Apa saran budaya Anda agar bangsa ini bangkit dari keterpurukan?

Kita harus mempunyai kesadaran bahwa apa yang kita lakukan adalah pemuliaan harga diri manusia. Siapa pun dia. Apakah dia pemulung, tukang obat, atau pekerja lain. Kita harus pandai-pandai belajar, agar tidak selalu sembunyi di balik kehebatan masa lampau, yang seolah-olah kita mewarisi juga kehebatannya. Ada memang Borobudur, keraton dan lainnya, tapi dulu orang membangun dengan mencangkul, la sekarang kita tidak mau lagi mencangkul. Kita hanya menikmati statusnya saja, dan dilenakan oleh masa lalu. Kita harus memiliki critical mind.

O ya, lagu kebangsaan "Indonesia Raya" diributkan. Apa komentar Anda?

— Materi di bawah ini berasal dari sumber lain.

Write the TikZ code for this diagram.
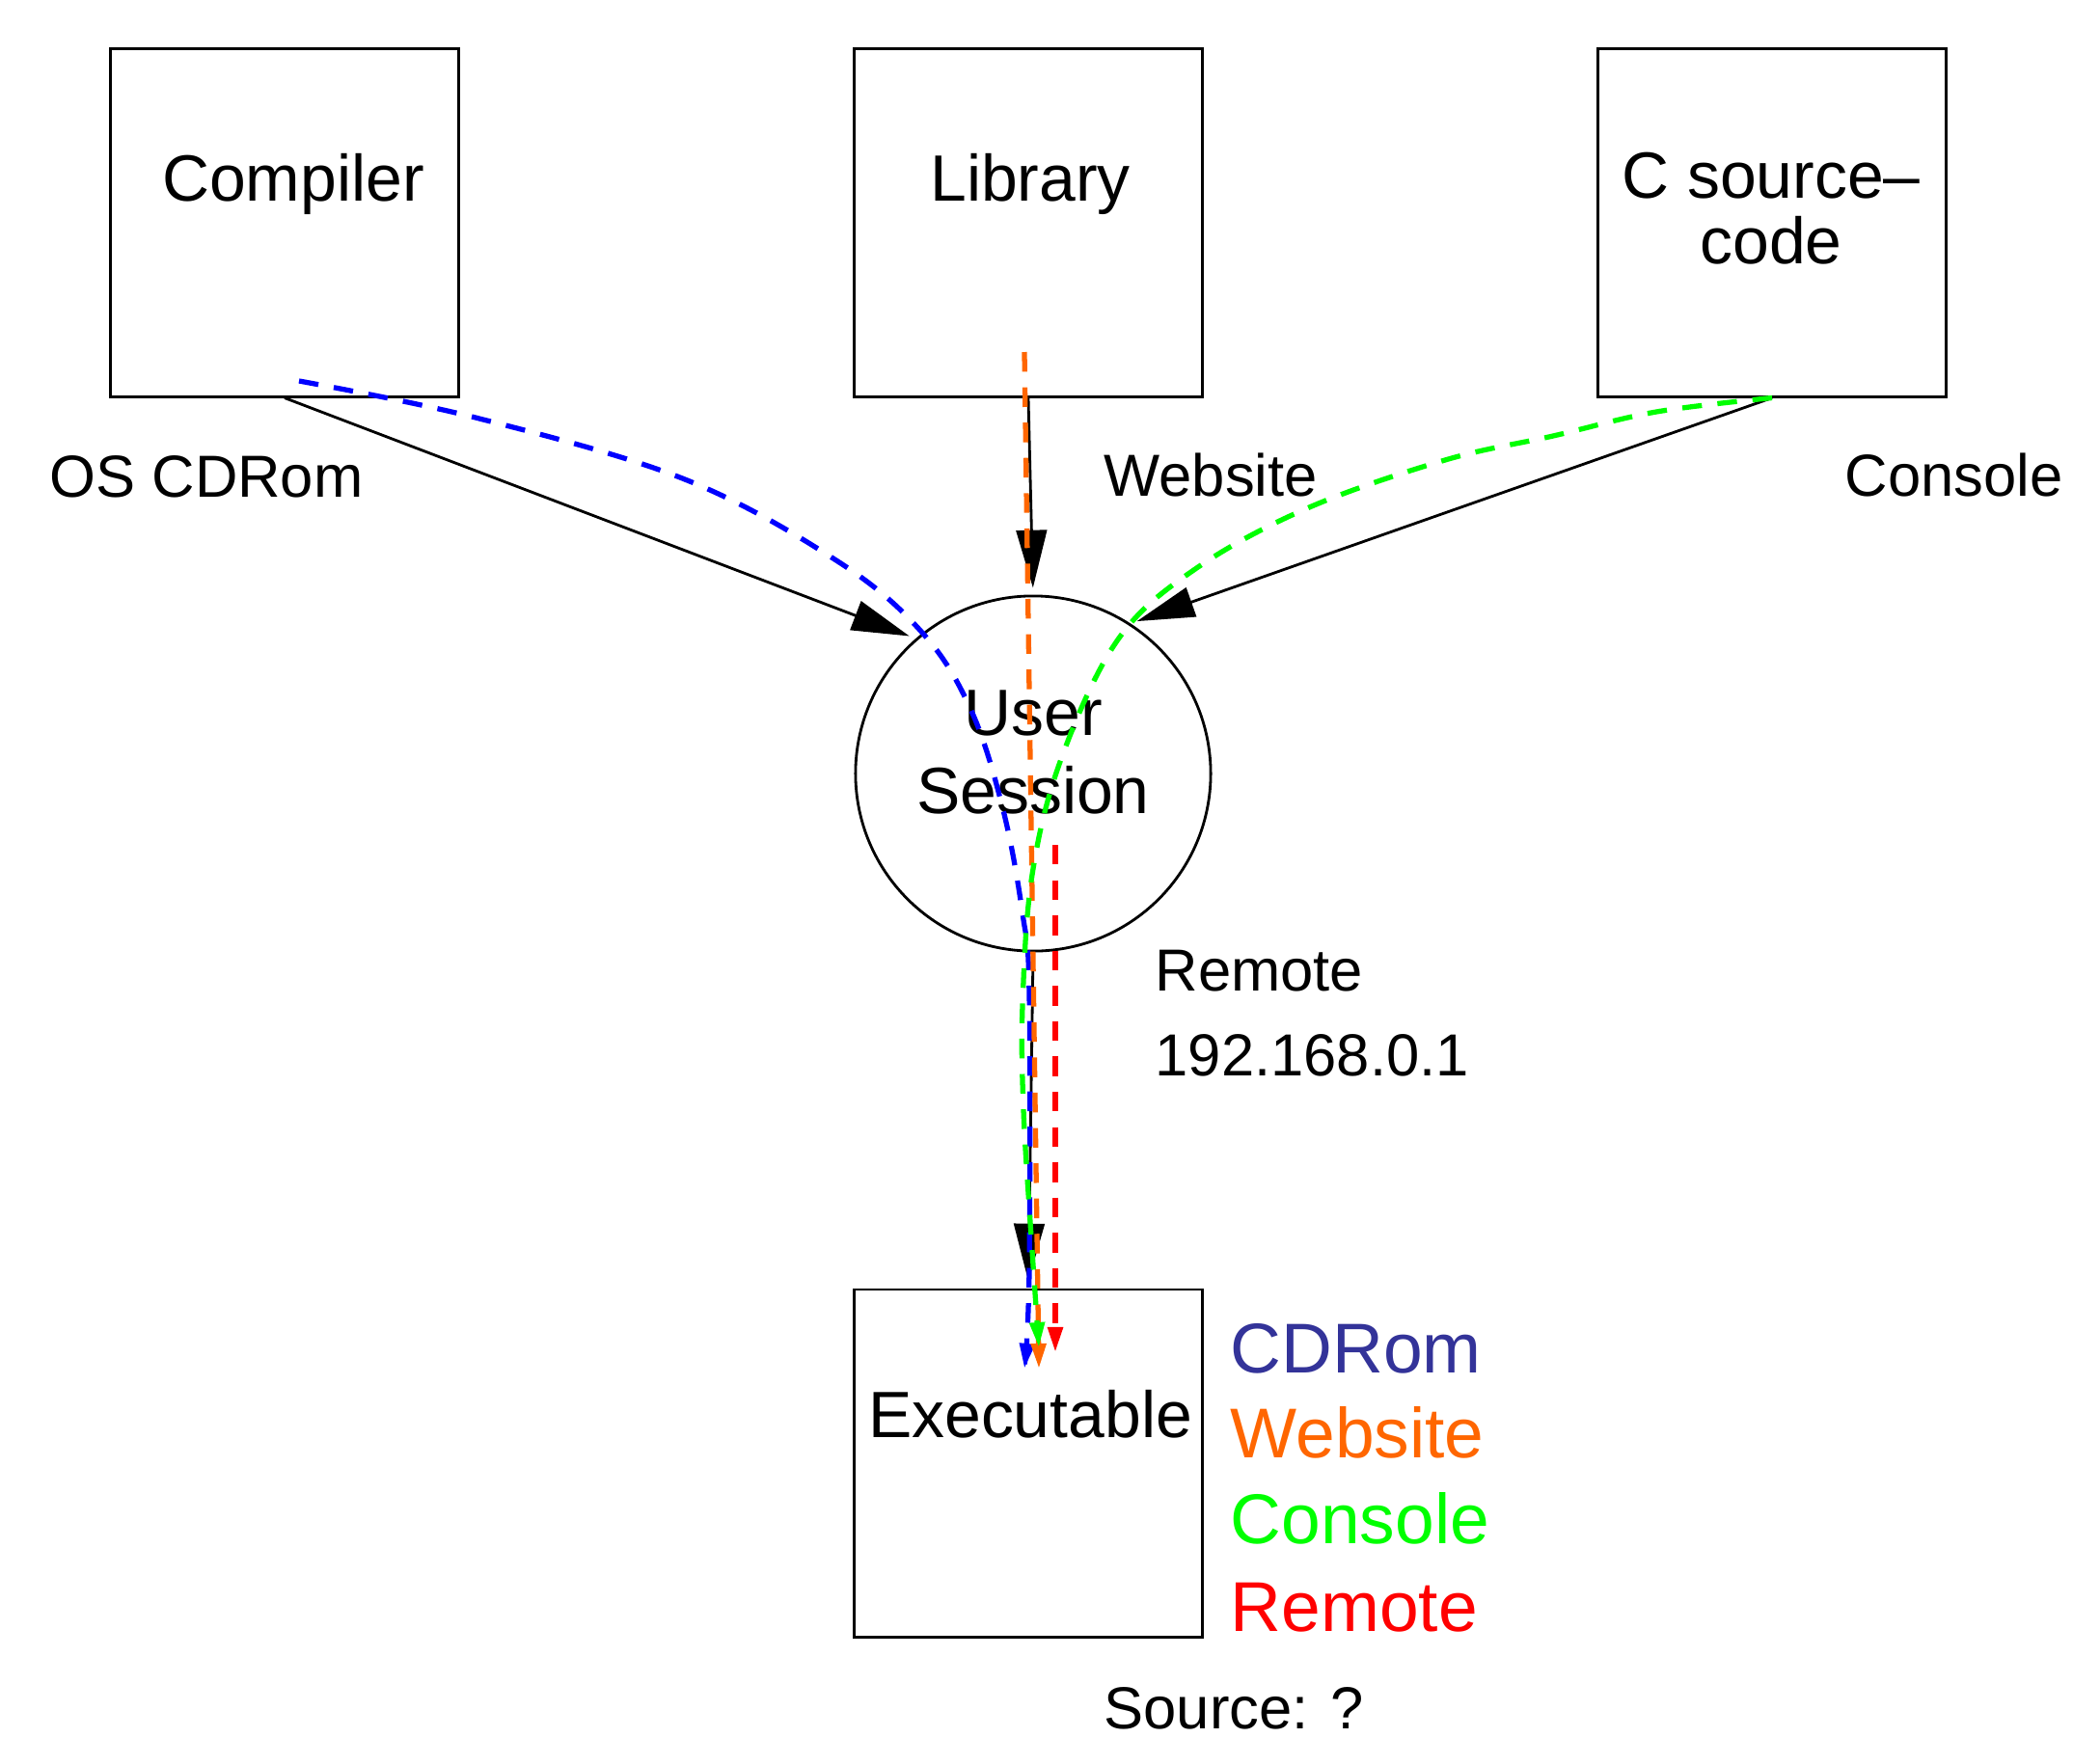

Itu kerjaan orang-orang yang kurang kerjaan. Serahkan saja masalah itu kepada Lembaga Ilmu Pengetahuan Indonesia (LIPI) atau lembaga keilmuan lain, sehingga hasilnya bisa dipertanggungjawabkan. Ini terjadi kerena kita tidak mempunyai critical mind. Seolah-olah yang dilontarkan langsung menjadi kenyataan. Ya seperti mitos tadi, selain senang kepada isu, bangsa ini sering hidup di dalam mitos. Itu menguras energi yang yang sebenarnya tidak perlu kita keluarkan.